Book of Abstracts: Albany 2011
June 14-18 2011
©Adenine Press (2010)
A Kinetic Code for SRY-Dependent Transcriptional Activation Based on DNA Intercalation
The HMG (High-Mobility-Group) box defines a superfamily of DNA-bending proteins remarkable for partial DNA intercalation by “cantilever” side chains. Here, we describe the role of the cantilever residue of SRY, the human male-determining factor encoded by the Y chromosome. Mutations at this and related sites abutting the sharp DNA bend cause gonadal dysgenesis leading to chromosome sex reversal. A yeast-one-hybrid model was designed to enable rapid and efficient screening of mutational libraries in relation to the database of clinical substitutions and evolutionary relationships among HMG boxes. Our results demonstrate (a) that the only allowed cantilevers are those observed among mammalian SRY and related SOX sequences (Ile, Met, Leu, and Phe); (b) that mutations associated with de novo sex reversal in vivo markedly impair DNA binding; and (c) that variant cantilevers are associated with a range of kinetic on- and off-rates. To correlate the biophysical properties of the bent protein-DNA complex with gene-regulatory activity, a transfection assay was developed in an immortalized rodent embryogenic cell line derived from the differentiating gonadal ridge at the time of onset of SRY expression. A biological read-out was provided by real-time quantitative PCR analysis of the endogenous Sox9 gene, a key downstream target of SRY in the male transcriptional program.

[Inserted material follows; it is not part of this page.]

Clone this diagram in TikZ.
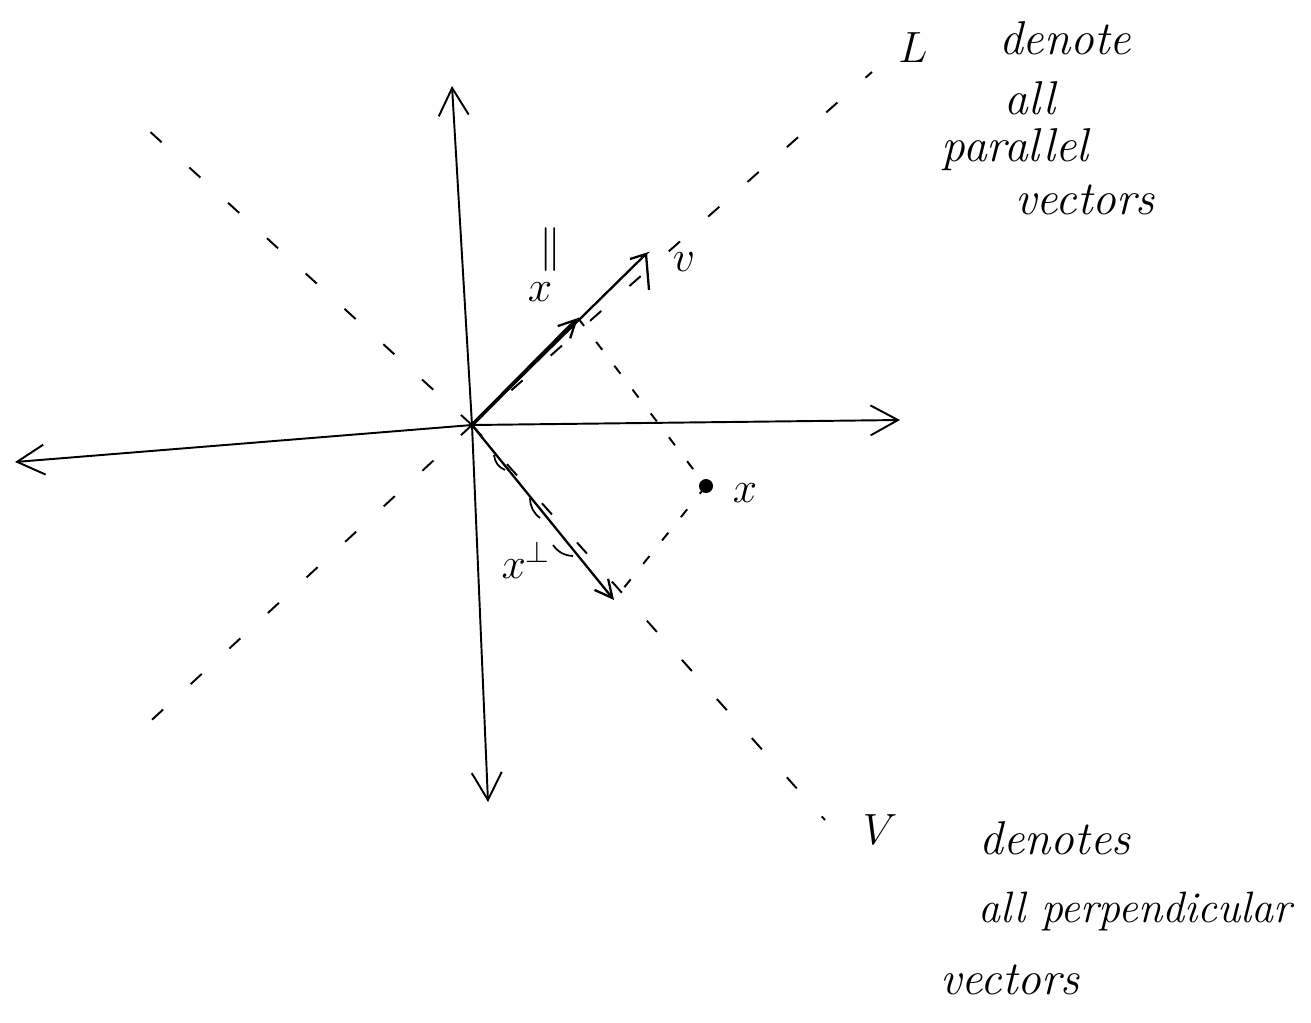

Remarkably, transcriptional potency was observed to correlate with the kinetic life time of the bent DNA complex and not its thermodynamic stability. Whereas a variant Val cantilever (too short to fully insert within the DNA double helix) suffices in vitro to direct formation of a well-organized but short-lived SRY-DNA complex of near-native DNA bend angle, no gene activation was observed in the rodent cell culture model. We propose that the active cantilever side chains act as a kinetic anchor to provide a long-lived DNA bend, in turn enabling formation of a functional male-specific transcriptional pre-initiation complex.